Would you transcribe all of the data exactly, down to the last character?

_Recorded information:_
────
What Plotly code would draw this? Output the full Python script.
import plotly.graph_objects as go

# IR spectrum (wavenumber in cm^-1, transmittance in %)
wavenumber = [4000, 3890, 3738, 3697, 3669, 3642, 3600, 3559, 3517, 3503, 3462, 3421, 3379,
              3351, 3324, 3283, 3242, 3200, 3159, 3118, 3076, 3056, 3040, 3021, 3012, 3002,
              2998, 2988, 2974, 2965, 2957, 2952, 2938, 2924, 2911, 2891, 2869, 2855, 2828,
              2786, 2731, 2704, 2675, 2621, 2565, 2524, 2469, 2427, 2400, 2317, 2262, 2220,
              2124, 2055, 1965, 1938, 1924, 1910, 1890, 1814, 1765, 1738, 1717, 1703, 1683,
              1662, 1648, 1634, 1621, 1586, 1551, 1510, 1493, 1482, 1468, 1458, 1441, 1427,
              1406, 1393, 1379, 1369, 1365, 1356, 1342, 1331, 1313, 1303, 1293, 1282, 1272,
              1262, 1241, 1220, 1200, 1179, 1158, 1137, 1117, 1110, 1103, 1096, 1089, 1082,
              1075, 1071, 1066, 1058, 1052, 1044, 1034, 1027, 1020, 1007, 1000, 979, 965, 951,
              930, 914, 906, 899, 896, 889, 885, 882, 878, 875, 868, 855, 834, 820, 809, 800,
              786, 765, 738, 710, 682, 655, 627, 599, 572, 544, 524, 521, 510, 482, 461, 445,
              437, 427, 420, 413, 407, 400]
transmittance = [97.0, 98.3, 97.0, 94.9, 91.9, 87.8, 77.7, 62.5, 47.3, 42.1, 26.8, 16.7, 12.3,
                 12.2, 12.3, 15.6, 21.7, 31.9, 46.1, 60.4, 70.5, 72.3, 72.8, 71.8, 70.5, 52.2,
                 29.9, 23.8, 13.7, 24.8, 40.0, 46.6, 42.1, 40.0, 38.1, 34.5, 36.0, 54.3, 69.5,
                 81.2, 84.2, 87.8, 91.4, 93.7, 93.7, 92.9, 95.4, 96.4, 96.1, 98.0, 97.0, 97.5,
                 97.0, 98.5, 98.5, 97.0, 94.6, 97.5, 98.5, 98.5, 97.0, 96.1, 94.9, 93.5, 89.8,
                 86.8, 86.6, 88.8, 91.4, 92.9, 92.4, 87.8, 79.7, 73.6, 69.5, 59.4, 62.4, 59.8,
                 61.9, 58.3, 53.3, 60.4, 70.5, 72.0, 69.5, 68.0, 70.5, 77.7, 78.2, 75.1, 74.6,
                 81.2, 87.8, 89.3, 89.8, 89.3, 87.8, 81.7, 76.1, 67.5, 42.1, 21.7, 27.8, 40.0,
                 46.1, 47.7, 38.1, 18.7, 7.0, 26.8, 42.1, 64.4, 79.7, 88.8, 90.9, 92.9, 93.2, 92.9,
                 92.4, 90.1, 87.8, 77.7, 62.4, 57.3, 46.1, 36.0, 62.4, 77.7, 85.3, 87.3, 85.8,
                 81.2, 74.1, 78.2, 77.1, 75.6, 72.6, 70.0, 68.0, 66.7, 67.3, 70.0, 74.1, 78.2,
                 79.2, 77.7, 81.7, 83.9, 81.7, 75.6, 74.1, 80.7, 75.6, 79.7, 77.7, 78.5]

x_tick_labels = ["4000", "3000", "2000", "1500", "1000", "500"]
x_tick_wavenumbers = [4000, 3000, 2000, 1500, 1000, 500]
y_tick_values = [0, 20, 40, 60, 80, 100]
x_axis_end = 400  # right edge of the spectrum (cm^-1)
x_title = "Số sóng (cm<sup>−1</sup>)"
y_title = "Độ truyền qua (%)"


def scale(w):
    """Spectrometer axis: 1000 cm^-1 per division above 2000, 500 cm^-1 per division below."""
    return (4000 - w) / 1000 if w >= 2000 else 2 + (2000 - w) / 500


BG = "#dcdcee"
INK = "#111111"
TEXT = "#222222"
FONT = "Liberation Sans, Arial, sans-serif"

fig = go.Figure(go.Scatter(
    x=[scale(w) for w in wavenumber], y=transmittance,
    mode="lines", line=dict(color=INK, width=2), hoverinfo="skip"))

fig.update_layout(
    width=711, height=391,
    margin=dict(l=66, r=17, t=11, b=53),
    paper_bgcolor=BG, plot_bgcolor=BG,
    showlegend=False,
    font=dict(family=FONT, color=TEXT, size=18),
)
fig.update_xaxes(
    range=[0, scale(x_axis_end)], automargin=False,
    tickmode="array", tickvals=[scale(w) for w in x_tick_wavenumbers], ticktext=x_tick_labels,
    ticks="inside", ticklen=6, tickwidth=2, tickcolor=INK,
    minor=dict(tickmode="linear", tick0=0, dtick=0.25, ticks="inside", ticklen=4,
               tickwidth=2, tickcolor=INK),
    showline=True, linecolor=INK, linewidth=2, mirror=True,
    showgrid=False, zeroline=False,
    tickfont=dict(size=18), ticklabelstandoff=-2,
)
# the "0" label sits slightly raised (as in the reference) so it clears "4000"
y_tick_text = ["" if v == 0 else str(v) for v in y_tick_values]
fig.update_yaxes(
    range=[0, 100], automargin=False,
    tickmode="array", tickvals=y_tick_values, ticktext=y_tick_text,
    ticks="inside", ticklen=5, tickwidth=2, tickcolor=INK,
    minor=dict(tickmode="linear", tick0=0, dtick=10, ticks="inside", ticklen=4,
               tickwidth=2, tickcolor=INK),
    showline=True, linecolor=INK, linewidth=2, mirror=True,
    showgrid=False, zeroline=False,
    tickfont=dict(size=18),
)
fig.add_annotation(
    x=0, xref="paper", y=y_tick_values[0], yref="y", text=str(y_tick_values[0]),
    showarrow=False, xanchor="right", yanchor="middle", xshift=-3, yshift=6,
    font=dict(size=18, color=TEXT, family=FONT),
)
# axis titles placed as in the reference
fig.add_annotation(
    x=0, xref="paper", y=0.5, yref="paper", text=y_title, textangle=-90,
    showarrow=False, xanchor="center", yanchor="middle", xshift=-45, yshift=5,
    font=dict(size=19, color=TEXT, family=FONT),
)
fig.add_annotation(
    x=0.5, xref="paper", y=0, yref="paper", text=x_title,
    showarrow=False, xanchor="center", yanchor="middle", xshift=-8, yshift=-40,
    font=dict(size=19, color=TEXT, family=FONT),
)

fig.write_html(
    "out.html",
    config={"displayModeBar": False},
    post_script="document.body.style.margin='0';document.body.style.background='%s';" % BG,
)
────
_Response below:_
What Plotly code would draw this? Output the full Python script.
import plotly.graph_objects as go

# IR spectrum (wavenumber in cm^-1, transmittance in %)
wavenumber = [4000, 3890, 3738, 3697, 3669, 3642, 3600, 3559, 3517, 3503, 3462, 3421, 3379,
              3351, 3324, 3283, 3242, 3200, 3159, 3118, 3076, 3056, 3040, 3021, 3012, 3002,
              2998, 2988, 2974, 2965, 2957, 2952, 2938, 2924, 2911, 2891, 2869, 2855, 2828,
              2786, 2731, 2704, 2675, 2621, 2565, 2524, 2469, 2427, 2400, 2317, 2262, 2220,
              2124, 2055, 1965, 1938, 1924, 1910, 1890, 1814, 1765, 1738, 1717, 1703, 1683,
              1662, 1648, 1634, 1621, 1586, 1551, 1510, 1493, 1482, 1468, 1458, 1441, 1427,
              1406, 1393, 1379, 1369, 1365, 1356, 1342, 1331, 1313, 1303, 1293, 1282, 1272,
              1262, 1241, 1220, 1200, 1179, 1158, 1137, 1117, 1110, 1103, 1096, 1089, 1082,
              1075, 1071, 1066, 1058, 1052, 1044, 1034, 1027, 1020, 1007, 1000, 979, 965, 951,
              930, 914, 906, 899, 896, 889, 885, 882, 878, 875, 868, 855, 834, 820, 809, 800,
              786, 765, 738, 710, 682, 655, 627, 599, 572, 544, 524, 521, 510, 482, 461, 445,
              437, 427, 420, 413, 407, 400]
transmittance = [97.0, 98.3, 97.0, 94.9, 91.9, 87.8, 77.7, 62.5, 47.3, 42.1, 26.8, 16.7, 12.3,
                 12.2, 12.3, 15.6, 21.7, 31.9, 46.1, 60.4, 70.5, 72.3, 72.8, 71.8, 70.5, 52.2,
                 29.9, 23.8, 13.7, 24.8, 40.0, 46.6, 42.1, 40.0, 38.1, 34.5, 36.0, 54.3, 69.5,
                 81.2, 84.2, 87.8, 91.4, 93.7, 93.7, 92.9, 95.4, 96.4, 96.1, 98.0, 97.0, 97.5,
                 97.0, 98.5, 98.5, 97.0, 94.6, 97.5, 98.5, 98.5, 97.0, 96.1, 94.9, 93.5, 89.8,
                 86.8, 86.6, 88.8, 91.4, 92.9, 92.4, 87.8, 79.7, 73.6, 69.5, 59.4, 62.4, 59.8,
                 61.9, 58.3, 53.3, 60.4, 70.5, 72.0, 69.5, 68.0, 70.5, 77.7, 78.2, 75.1, 74.6,
                 81.2, 87.8, 89.3, 89.8, 89.3, 87.8, 81.7, 76.1, 67.5, 42.1, 21.7, 27.8, 40.0,
                 46.1, 47.7, 38.1, 18.7, 7.0, 26.8, 42.1, 64.4, 79.7, 88.8, 90.9, 92.9, 93.2, 92.9,
                 92.4, 90.1, 87.8, 77.7, 62.4, 57.3, 46.1, 36.0, 62.4, 77.7, 85.3, 87.3, 85.8,
                 81.2, 74.1, 78.2, 77.1, 75.6, 72.6, 70.0, 68.0, 66.7, 67.3, 70.0, 74.1, 78.2,
                 79.2, 77.7, 81.7, 83.9, 81.7, 75.6, 74.1, 80.7, 75.6, 79.7, 77.7, 78.5]

x_tick_labels = ["4000", "3000", "2000", "1500", "1000", "500"]
x_tick_wavenumbers = [4000, 3000, 2000, 1500, 1000, 500]
y_tick_values = [0, 20, 40, 60, 80, 100]
x_axis_end = 400  # right edge of the spectrum (cm^-1)
x_title = "Số sóng (cm<sup>−1</sup>)"
y_title = "Độ truyền qua (%)"


def scale(w):
    """Spectrometer axis: 1000 cm^-1 per division above 2000, 500 cm^-1 per division below."""
    return (4000 - w) / 1000 if w >= 2000 else 2 + (2000 - w) / 500


BG = "#dcdcee"
INK = "#111111"
TEXT = "#222222"
FONT = "Liberation Sans, Arial, sans-serif"

fig = go.Figure(go.Scatter(
    x=[scale(w) for w in wavenumber], y=transmittance,
    mode="lines", line=dict(color=INK, width=2), hoverinfo="skip"))

fig.update_layout(
    width=711, height=391,
    margin=dict(l=66, r=17, t=11, b=53),
    paper_bgcolor=BG, plot_bgcolor=BG,
    showlegend=False,
    font=dict(family=FONT, color=TEXT, size=18),
)
fig.update_xaxes(
    range=[0, scale(x_axis_end)], automargin=False,
    tickmode="array", tickvals=[scale(w) for w in x_tick_wavenumbers], ticktext=x_tick_labels,
    ticks="inside", ticklen=6, tickwidth=2, tickcolor=INK,
    minor=dict(tickmode="linear", tick0=0, dtick=0.25, ticks="inside", ticklen=4,
               tickwidth=2, tickcolor=INK),
    showline=True, linecolor=INK, linewidth=2, mirror=True,
    showgrid=False, zeroline=False,
    tickfont=dict(size=18), ticklabelstandoff=-2,
)
# the "0" label sits slightly raised (as in the reference) so it clears "4000"
y_tick_text = ["" if v == 0 else str(v) for v in y_tick_values]
fig.update_yaxes(
    range=[0, 100], automargin=False,
    tickmode="array", tickvals=y_tick_values, ticktext=y_tick_text,
    ticks="inside", ticklen=5, tickwidth=2, tickcolor=INK,
    minor=dict(tickmode="linear", tick0=0, dtick=10, ticks="inside", ticklen=4,
               tickwidth=2, tickcolor=INK),
    showline=True, linecolor=INK, linewidth=2, mirror=True,
    showgrid=False, zeroline=False,
    tickfont=dict(size=18),
)
fig.add_annotation(
    x=0, xref="paper", y=y_tick_values[0], yref="y", text=str(y_tick_values[0]),
    showarrow=False, xanchor="right", yanchor="middle", xshift=-3, yshift=6,
    font=dict(size=18, color=TEXT, family=FONT),
)
# axis titles placed as in the reference
fig.add_annotation(
    x=0, xref="paper", y=0.5, yref="paper", text=y_title, textangle=-90,
    showarrow=False, xanchor="center", yanchor="middle", xshift=-45, yshift=5,
    font=dict(size=19, color=TEXT, family=FONT),
)
fig.add_annotation(
    x=0.5, xref="paper", y=0, yref="paper", text=x_title,
    showarrow=False, xanchor="center", yanchor="middle", xshift=-8, yshift=-40,
    font=dict(size=19, color=TEXT, family=FONT),
)

fig.write_html(
    "out.html",
    config={"displayModeBar": False},
    post_script="document.body.style.margin='0';document.body.style.background='%s';" % BG,
)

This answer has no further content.